Do you ever get a feeling in your gut that something isn’t right, yet you can’t tell if you’re just dramatising, or if something is indeed wrong? That’s what’s been happening to me, therefore I feel I need an outsider’s point of view about my issue.
Basically, I’m 18, and I’ve been an Au Pair in Europe for a bit more than 3 months already. The first few weeks were lovely, since everything was new and thus exciting to me. I’m living in Poland, but I didn’t go anywhere during my first 2 months. My host family is always extremely busy and doesn’t go anywhere except the office they work in at Warsaw. They have a 15-month old, who I’m taking care of. You can imagine that 6 hours with a one-year old is pretty exhausting as it requires very intensive care. I’m lucky I’m a pretty patient person, but no one has unlimited patience.
There are a few things that have been bothering me more and more each day, yet I’m not sure if I have the right to “complain” about these. Here’s the thing: the family sees me only as a “house worker” instead of another member of the family, which makes me uncomfortable since we both agreed this experience would be to share cultures and be an “older sister” of the baby, but they’re treating me like a nanny more than an actual Au Pair (and there’s a difference between both!).

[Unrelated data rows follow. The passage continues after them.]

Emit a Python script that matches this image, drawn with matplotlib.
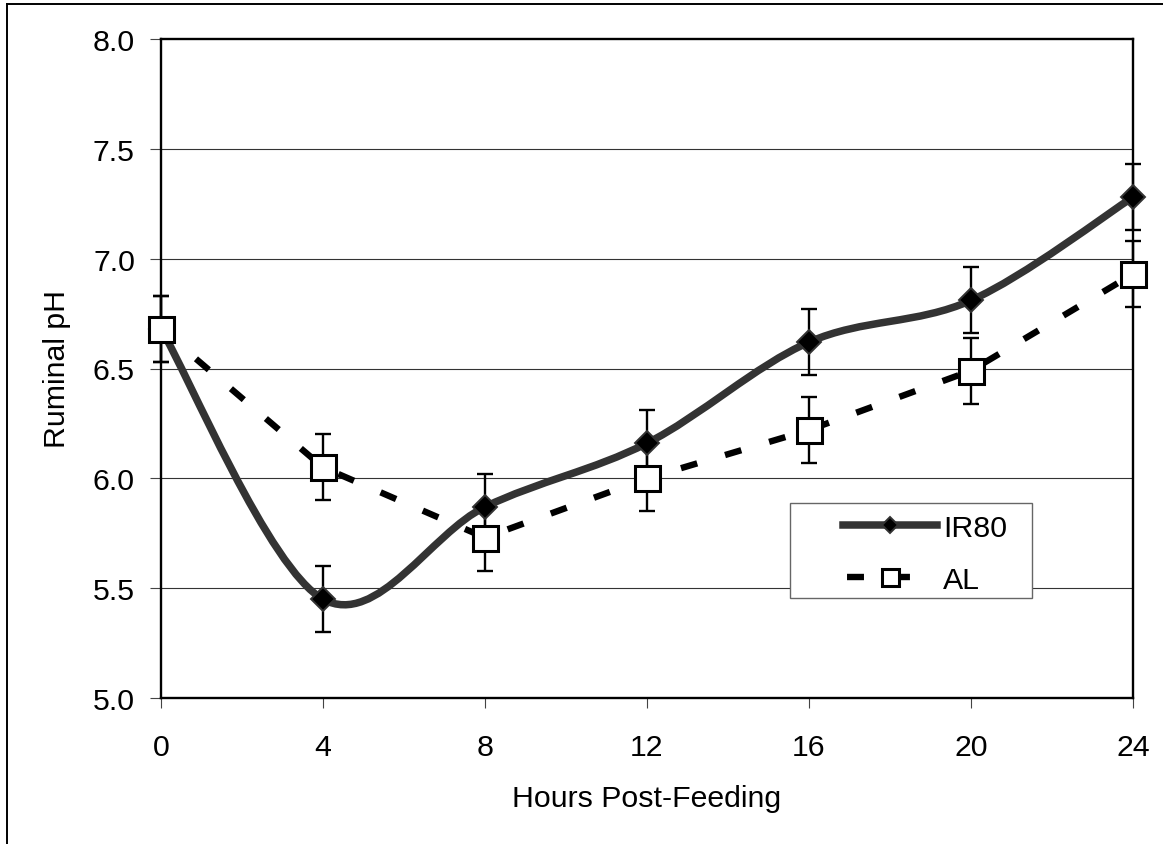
import matplotlib
matplotlib.use("Agg")
import matplotlib.pyplot as plt
from matplotlib.lines import Line2D
from matplotlib.path import Path
from matplotlib.patches import PathPatch, Rectangle
import numpy as np

plt.rcParams["font.family"] = ["Liberation Sans", "DejaVu Sans"]
plt.rcParams["lines.scale_dashes"] = False

HOURS = [0, 4, 8, 12, 16, 20, 24]
IR80 = [6.68, 5.45, 5.87, 6.16, 6.62, 6.81, 7.28]
IR80_SE = [0.15, 0.15, 0.15, 0.15, 0.15, 0.15, 0.15]
AL = [6.68, 6.05, 5.73, 6.00, 6.22, 6.49, 6.93]
AL_SE = [0.15, 0.15, 0.15, 0.15, 0.15, 0.15, 0.15]

X_TICKS = [0, 4, 8, 12, 16, 20, 24]
Y_TICKS = [5.0, 5.5, 6.0, 6.5, 7.0, 7.5, 8.0]

IR_COLOR = "#333333"
FS = 21.8
W, H = 1163, 845
AL_DASH = (12.2, 20.9)


def smooth_path(xs, ys):
    """Excel-like smoothed line: cubic Bezier segments through the points."""
    pts = np.column_stack([xs, ys]).astype(float)
    n = len(pts)
    verts = [pts[0]]
    codes = [Path.MOVETO]
    for i in range(n - 1):
        p0 = pts[max(i - 1, 0)]
        p1 = pts[i]
        p2 = pts[i + 1]
        p3 = pts[min(i + 2, n - 1)]
        verts += [p1 + (p2 - p0) / 6, p2 - (p3 - p1) / 6, p2]
        codes += [Path.CURVE4] * 3
    return Path(verts, codes)


fig = plt.figure(figsize=(W / 100, H / 100), dpi=100)
ax = fig.add_axes([161 / W, 1 - 699 / H, 972 / W, 659 / H])

# grid
for y in Y_TICKS[1:-1]:
    ax.axhline(y, color="#333333", lw=0.8, zorder=1)

# error bars
for vals, se in ((IR80, IR80_SE), (AL, AL_SE)):
    eb = ax.errorbar(HOURS, vals, yerr=se, fmt="none", ecolor="black",
                     elinewidth=1.7, capsize=5.8, capthick=1.7, zorder=2)
    for art in eb.get_children():
        art.set_clip_on(False)

# IR80 smooth line + markers
ax.add_patch(PathPatch(smooth_path(HOURS, IR80), fill=False,
                       edgecolor=IR_COLOR, lw=5.4, capstyle="butt",
                       zorder=3, clip_on=False))
ax.plot(HOURS, IR80, ls="none", marker="D", ms=12.7, mfc="black",
        mec=IR_COLOR, mew=1.4, zorder=4, clip_on=False)

# AL dashed line + markers
ax.plot(HOURS, AL, color="black", lw=4.6, dashes=AL_DASH,
        dash_capstyle="butt", zorder=3, clip_on=False)
ax.plot(HOURS, AL, ls="none", marker="s", ms=18, mfc="white",
        mec="black", mew=2.2, zorder=5, clip_on=False)

ax.set_xlim(0, 24)
ax.set_ylim(5, 8)
ax.set_xticks(X_TICKS)
ax.set_yticks(Y_TICKS)
ax.set_yticklabels([f"{v:.1f}" for v in Y_TICKS])
ax.tick_params(axis="y", direction="out", length=8, width=0.8,
               color="#444444", labelsize=FS, pad=10.8)
ax.tick_params(axis="x", direction="out", length=7.5, width=0.8,
               color="#444444", labelsize=FS, pad=18)
for spine in ax.spines.values():
    spine.set_linewidth(1.7)
    spine.set_color("black")
    spine.set_zorder(2.5)

ax.set_ylabel("Ruminal pH", fontsize=FS)
ax.yaxis.label.set_va("center")
ax.yaxis.set_label_coords((57 - 161) / 972, 0.5)
ax.set_xlabel("Hours Post-Feeding", fontsize=FS)
ax.xaxis.label.set_va("center")
ax.xaxis.set_label_coords(0.5, (699 - 799) / 659)

# legend: frame drawn separately, entries placed inside it
fig.add_artist(Rectangle((790 / W, 1 - 599 / H), 242 / W, 95 / H,
                         transform=fig.transFigure, facecolor="white",
                         edgecolor="#666666", lw=1.0, zorder=5))
handles = [
    Line2D([], [], color=IR_COLOR, lw=5.4, marker="D", ms=12.7,
           mfc="black", mec=IR_COLOR, mew=1.4),
    Line2D([], [], color="black", lw=4.6, ls=(30.2, AL_DASH),
           dash_capstyle="butt", marker="s", ms=18, mfc="white",
           mec="black", mew=2.2),
]
leg = fig.legend(handles, ["IR80", "AL"], loc="upper left",
                 bbox_to_anchor=(843 / W, 1 - 515 / H),
                 bbox_transform=fig.transFigure,
                 borderaxespad=0, borderpad=0, fontsize=FS,
                 markerscale=0.68, handlelength=3.1, handletextpad=0.2,
                 labelspacing=0.78, numpoints=1, frameon=False)
leg.set_zorder(6)

# outer frame (left and top edges visible)
fig.add_artist(Line2D([7.3 / W, 7.3 / W], [0, 1 - 4.7 / H],
                      transform=fig.transFigure, color="black", lw=1.4))
fig.add_artist(Line2D([7.3 / W, 1], [1 - 4.7 / H, 1 - 4.7 / H],
                      transform=fig.transFigure, color="black", lw=1.4))

fig.savefig("out.png", dpi=100)
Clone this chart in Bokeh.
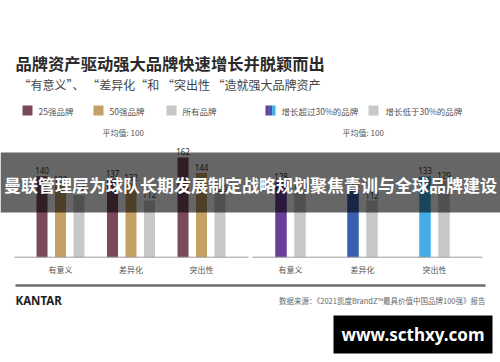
from bokeh.plotting import figure
from bokeh.models import Range1d, ColumnDataSource
from bokeh.transform import dodge
from bokeh.core.properties import value
from bokeh.embed import file_html
from bokeh.resources import INLINE

# ---------------- data ----------------
categories = ["有意义", "差异化", "突出性"]
top25 = [140, 137, 162]
top50 = [130, 132, 144]
all_brands = [118, 112, 120]
growth_over30 = [128, 122, 133]
growth_under30 = [120, 112, 129]
left_legend = ["25强品牌", "50强品牌", "所有品牌"]
right_legend = ["增长超过30%的品牌", "增长低于30%的品牌"]
average_label = "平均值: 100"

title = "品牌资产驱动强大品牌快速增长并脱颖而出"
subtitle = "“有意义”、 “差异化“和 “突出性 “造就强大品牌资产"
source_note = "数据来源：《2021凯度BrandZ™最具价值中国品牌100强》报告"
banner_text = "曼联管理层为球队长期发展制定战略规划聚焦青训与全球品牌建设"
watermark = "www.scthxy.com"

CJK = value("Noto Sans CJK SC")
C25, C50, CALL = "#7a4a5c", "#c4a064", "#c8c8c8"
CPUR, CBLU, CLBL = "#6a3f98", "#3a5fb0", "#45ade6"

# ---------------- canvas (page pixel coordinates) ----------------
W, H = 500, 362
p = figure(width=W, height=H, x_range=Range1d(0, W), y_range=Range1d(H, 0),
           output_backend="svg", toolbar_location=None, min_border=0,
           x_axis_location=None, y_axis_location=None,
           outline_line_color=None, background_fill_color="white")
p.grid.visible = False


def xspan(px0, px_per_unit):
    return Range1d((0 - px0) / px_per_unit, (W - px0) / px_per_unit)


def yspan(px_base, base_val, units_per_px):
    return Range1d(base_val - (H - px_base) * units_per_px,
                   base_val + px_base * units_per_px)


BASE_PX = 256.7
L_BASE, R_BASE = 46, 62.7
p.extra_x_ranges = {"lx": xspan(60, 70.5), "rx": xspan(290, 72)}
p.extra_y_ranges = {"ly": yspan(BASE_PX, L_BASE, 1.163), "ry": yspan(BASE_PX, R_BASE, 0.87)}

src = ColumnDataSource(dict(
    x=[0, 1, 2], cat=categories,
    t25=top25, t50=top50, tall=all_brands, g30=growth_over30, g_lo=growth_under30,
    c_g30=[CPUR, CBLU, CLBL],
    l25=[str(v) for v in top25], l50=[str(v) for v in top50], lall=[str(v) for v in all_brands],
    lg30=[str(v) for v in growth_over30], lglo=[str(v) for v in growth_under30],
))

lab_kw = dict(text_font=value("Noto Sans"), text_font_size="8px", text_color="#333333",
              text_align="center", text_baseline="bottom", y_offset=-2, source=src)

# left panel
for col, lab, off, color in [("t25", "l25", -0.262, C25), ("t50", "l50", 0.0, C50), ("tall", "lall", 0.262, CALL)]:
    p.vbar(x=dodge("x", off), width=0.156, bottom=L_BASE, top=col, fill_color=color,
           line_color=None, source=src, x_range_name="lx", y_range_name="ly")
    p.text(x=dodge("x", off), y=col, text=lab, x_range_name="lx", y_range_name="ly", **lab_kw)

# right panel
for col, lab, off, color in [("g30", "lg30", -0.132, "c_g30"), ("g_lo", "lglo", 0.132, CALL)]:
    p.vbar(x=dodge("x", off), width=0.16, bottom=R_BASE, top=col, fill_color=color,
           line_color=None, source=src, x_range_name="rx", y_range_name="ry")
    p.text(x=dodge("x", off), y=col, text=lab, x_range_name="rx", y_range_name="ry", **lab_kw)

# category labels
for rn in ["lx", "rx"]:
    p.text(x="x", y=269, text="cat", source=src, x_range_name=rn, text_font=CJK,
           text_font_size="8px", text_color="#555555", text_align="center", text_baseline="middle")

# baselines and divider
p.segment(x0=[14, 252], y0=[BASE_PX, BASE_PX], x1=[248, 482], y1=[BASE_PX, BASE_PX],
          line_color="#9a9a9a", line_width=1)
p.segment(x0=[15], y0=[285], x1=[485], y1=[285], line_color="#6e6e6e", line_width=2.5)

# title / subtitle
p.text(x=[15], y=[62], text=[title], text_font=CJK, text_font_size="16.3px",
       text_color="#2a2a2a", text_baseline="middle", text_font_style="bold")
p.text(x=[18], y=[84], text=[subtitle], text_font=CJK, text_font_size="12px",
       text_color="#444444", text_baseline="middle")

# legend
leg_x = [22, 93, 166]
p.quad(left=leg_x, right=[v + 10 for v in leg_x], top=[105] * 3, bottom=[115] * 3,
       fill_color=[C25, C50, CALL], line_color=None)
p.text(x=[v + 16 for v in leg_x], y=[110] * 3, text=left_legend, text_font=CJK,
       text_font_size="8.5px", text_color="#555555", text_baseline="middle")
p.quad(left=[265, 268.3, 271.6], right=[268.4, 271.7, 275], top=[105] * 3, bottom=[115] * 3,
       fill_color=[CPUR, CBLU, CLBL], line_color=None)
p.quad(left=[368], right=[378], top=[105], bottom=[115], fill_color=CALL, line_color=None)
p.text(x=[281, 385], y=[110, 110], text=right_legend, text_font=CJK,
       text_font_size="8.5px", text_color="#555555", text_baseline="middle")
p.text(x=[102, 342], y=[132, 132], text=[average_label] * 2, text_font=CJK,
       text_font_size="8px", text_color="#555555", text_baseline="middle")

# footer
p.text(x=[15], y=[300], text=["KANTAR"], text_font=value("Noto Sans"), text_font_size="11.5px",
       text_font_style="bold", text_color="#1e1e1e", text_baseline="middle")
p.text(x=[485], y=[300], text=[source_note], text_font=CJK, text_font_size="7.5px",
       text_color="#666666", text_align="right", text_baseline="middle")

# overlay banner
p.quad(left=[0], right=[W], top=[152], bottom=[212], fill_color="black", fill_alpha=0.6,
       line_color=None)
p.text(x=[250], y=[184], text=[banner_text], text_font=CJK, text_font_size="17px",
       text_font_style="bold", text_color="white", text_align="center", text_baseline="middle")

# watermark
p.quad(left=[333], right=[492], top=[315], bottom=[353], fill_color="black", line_color=None)
p.text(x=[412.5], y=[334], text=[watermark], text_font=value("Noto Sans"), text_font_size="17px",
       text_font_style="bold", text_color="white", text_align="center", text_baseline="middle")

open("out.html", "w").write(file_html(p, INLINE))
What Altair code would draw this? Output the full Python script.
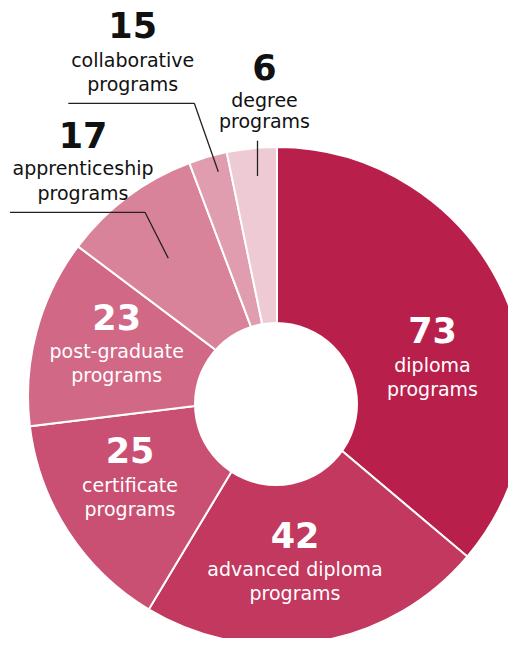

Whenever I try to interact more with the family and be more personal with them they’re polite, yet the cold/distanced/bare-minimum type of polite. The father actually seems annoyed, he doesn’t even try to hide it anymore, when I try to speak with him. I normally don’t see them much because they’re always working, and on weekends when they do have both days off I’m required to work Saturdays and Sundays. Sometimes I feel they don’t really care or want to spend time with their baby, they go to a separate room and shut themselves in there (I’ve seen them just watching movies or listening to music) while I work in the days I’m supposed to have off. Also, I’m required to give Spanish classes for an hour, 5 time a week to the mother’s parents. This wouldn’t bother me, if they actually paid me for it...! Because I’m getting paid what any other Au Pair gets paid just for taking care of children, yet on top of that I need to give Spanish classes to the parents, so I’m basically doing that for free. And when I do go out to meet friends in Warsaw, which doesn’t happen a lot, my host family set me a curfew of 9pm, which irritates me a bit since I normally don’t go out anyway, and it takes me an hour to go and return to/from Warsaw from where I live. I feel I spend more time at home than outside (I would rather have a balance or at least more time to explore the country), and it makes me uncomfortable that I came 8,000+ km from my country just to spend it in another house for most part of the day. When I asked if I could register for Polish classes the mother didn’t encourage me to learn the language, and when I told her I found a nice place where I could learn Polish she seemed disappointed when I wanted to join them. At night, which is the only time when I can talk to my family since they live in the other side of the world, the family shuts off the WiFi. So I have to pay my own money to be able to talk to my family in the only time I get.
These things have been getting worse each time and I feel the family doesn’t care about my well-being at all, they just want me to be healthy to be able to take care of their son. Or more like, raise their son, as I’m pretty sure the mother has not changed a single diaper since I started working here. Each day I feel less motivated to stay here, yet I’ve no idea what to do, or if my problems are actually valid. My family often tells me that “it’s just how life is” when I tell them I’m getting a bit tired and that I need some days off. I’m thinking of switching host families, but for now I’d just like insightful feedback on the situation?